Information shown ::
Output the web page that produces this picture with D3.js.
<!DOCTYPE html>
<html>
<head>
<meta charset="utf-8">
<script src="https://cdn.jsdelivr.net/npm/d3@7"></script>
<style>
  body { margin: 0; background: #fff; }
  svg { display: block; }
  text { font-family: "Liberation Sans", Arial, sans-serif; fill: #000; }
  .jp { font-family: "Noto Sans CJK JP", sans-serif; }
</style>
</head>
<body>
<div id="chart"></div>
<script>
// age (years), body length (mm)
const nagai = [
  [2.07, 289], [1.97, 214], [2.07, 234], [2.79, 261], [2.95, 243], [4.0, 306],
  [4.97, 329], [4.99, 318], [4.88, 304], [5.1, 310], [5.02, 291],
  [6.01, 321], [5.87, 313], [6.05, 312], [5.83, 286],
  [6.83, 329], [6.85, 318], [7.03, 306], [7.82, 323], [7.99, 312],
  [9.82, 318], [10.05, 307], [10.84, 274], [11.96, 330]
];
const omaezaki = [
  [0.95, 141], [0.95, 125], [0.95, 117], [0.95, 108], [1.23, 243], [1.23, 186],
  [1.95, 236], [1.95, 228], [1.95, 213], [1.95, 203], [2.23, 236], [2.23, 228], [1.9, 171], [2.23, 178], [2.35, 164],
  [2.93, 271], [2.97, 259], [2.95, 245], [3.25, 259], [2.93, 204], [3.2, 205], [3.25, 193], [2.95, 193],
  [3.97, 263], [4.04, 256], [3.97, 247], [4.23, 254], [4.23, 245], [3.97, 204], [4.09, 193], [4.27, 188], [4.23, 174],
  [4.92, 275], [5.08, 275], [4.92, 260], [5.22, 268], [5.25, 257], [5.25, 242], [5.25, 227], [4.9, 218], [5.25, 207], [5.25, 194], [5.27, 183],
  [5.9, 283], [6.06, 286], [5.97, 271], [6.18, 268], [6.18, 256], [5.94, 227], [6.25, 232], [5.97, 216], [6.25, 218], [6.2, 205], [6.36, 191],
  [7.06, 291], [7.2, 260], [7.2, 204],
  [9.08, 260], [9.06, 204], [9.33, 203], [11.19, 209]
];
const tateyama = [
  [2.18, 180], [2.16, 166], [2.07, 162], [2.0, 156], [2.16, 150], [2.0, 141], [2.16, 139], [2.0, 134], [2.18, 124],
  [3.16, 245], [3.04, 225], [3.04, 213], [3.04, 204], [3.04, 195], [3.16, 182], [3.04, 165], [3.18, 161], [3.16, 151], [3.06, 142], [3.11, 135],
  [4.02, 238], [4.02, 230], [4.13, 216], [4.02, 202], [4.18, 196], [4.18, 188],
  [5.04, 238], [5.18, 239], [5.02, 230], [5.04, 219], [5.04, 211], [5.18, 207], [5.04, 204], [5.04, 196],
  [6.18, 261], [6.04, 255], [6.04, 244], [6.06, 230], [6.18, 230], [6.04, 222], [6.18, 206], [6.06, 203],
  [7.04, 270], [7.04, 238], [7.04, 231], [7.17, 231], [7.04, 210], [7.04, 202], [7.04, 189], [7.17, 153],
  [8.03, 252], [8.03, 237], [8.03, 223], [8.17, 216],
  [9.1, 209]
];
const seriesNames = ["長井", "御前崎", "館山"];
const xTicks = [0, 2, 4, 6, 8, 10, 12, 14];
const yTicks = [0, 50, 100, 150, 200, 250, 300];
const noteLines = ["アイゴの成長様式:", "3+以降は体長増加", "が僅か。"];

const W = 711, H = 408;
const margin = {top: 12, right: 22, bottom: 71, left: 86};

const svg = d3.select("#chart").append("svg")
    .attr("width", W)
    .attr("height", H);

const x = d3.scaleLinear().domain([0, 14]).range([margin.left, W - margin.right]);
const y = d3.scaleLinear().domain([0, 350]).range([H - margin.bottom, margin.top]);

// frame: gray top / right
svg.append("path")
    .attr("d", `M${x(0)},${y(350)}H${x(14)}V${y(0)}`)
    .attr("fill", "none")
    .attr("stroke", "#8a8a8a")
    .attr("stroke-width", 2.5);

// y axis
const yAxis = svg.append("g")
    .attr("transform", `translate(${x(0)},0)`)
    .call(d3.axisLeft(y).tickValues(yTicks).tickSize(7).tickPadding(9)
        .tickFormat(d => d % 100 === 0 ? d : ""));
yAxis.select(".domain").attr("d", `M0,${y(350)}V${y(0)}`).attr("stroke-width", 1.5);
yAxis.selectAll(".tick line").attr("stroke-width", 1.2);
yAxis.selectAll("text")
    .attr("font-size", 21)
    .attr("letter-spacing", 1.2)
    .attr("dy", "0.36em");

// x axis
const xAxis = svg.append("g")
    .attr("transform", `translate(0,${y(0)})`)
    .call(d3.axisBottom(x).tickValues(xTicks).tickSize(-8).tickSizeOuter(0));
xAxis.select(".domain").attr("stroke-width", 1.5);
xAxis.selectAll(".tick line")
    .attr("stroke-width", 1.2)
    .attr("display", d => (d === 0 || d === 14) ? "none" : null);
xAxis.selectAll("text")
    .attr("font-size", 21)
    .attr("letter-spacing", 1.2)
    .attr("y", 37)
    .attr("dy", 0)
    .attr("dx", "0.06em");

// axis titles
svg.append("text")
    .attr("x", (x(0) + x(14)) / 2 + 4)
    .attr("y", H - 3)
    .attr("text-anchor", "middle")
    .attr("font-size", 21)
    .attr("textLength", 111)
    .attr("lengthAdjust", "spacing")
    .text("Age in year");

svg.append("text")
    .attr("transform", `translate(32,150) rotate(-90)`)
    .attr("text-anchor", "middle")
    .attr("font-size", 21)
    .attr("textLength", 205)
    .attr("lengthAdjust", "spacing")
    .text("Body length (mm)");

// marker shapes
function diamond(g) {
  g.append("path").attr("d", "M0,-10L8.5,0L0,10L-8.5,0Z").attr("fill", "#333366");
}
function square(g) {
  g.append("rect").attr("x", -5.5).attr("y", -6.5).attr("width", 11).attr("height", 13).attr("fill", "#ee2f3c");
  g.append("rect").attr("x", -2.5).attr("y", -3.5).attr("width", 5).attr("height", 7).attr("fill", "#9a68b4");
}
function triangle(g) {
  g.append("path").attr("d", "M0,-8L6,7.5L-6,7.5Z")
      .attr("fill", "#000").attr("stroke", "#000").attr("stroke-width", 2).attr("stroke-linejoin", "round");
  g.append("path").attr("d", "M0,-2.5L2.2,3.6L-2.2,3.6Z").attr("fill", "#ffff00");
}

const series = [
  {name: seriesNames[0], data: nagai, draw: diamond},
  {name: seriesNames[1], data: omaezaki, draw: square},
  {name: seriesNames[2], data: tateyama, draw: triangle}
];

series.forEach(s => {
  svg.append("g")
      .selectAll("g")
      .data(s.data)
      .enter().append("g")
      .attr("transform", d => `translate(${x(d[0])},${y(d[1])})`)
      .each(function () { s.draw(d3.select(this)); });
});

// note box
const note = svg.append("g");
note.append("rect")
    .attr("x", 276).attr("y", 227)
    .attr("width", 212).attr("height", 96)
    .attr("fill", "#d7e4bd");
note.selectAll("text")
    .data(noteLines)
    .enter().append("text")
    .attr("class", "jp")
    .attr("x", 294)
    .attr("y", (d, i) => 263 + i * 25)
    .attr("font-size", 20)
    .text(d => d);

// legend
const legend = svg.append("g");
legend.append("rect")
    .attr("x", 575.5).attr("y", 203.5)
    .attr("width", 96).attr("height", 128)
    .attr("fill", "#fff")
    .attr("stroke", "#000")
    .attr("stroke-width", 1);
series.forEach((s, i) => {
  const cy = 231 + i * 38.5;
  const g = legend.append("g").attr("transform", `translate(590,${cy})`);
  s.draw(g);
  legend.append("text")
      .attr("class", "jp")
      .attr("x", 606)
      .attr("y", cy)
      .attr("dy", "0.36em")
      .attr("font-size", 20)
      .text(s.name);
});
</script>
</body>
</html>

Exercise prompt :: Copy every single line of the material above that holds "this".

Exercise result ::
Output the web page that produces this picture with D3.js.
      .each(function () { s.draw(d3.select(this)); });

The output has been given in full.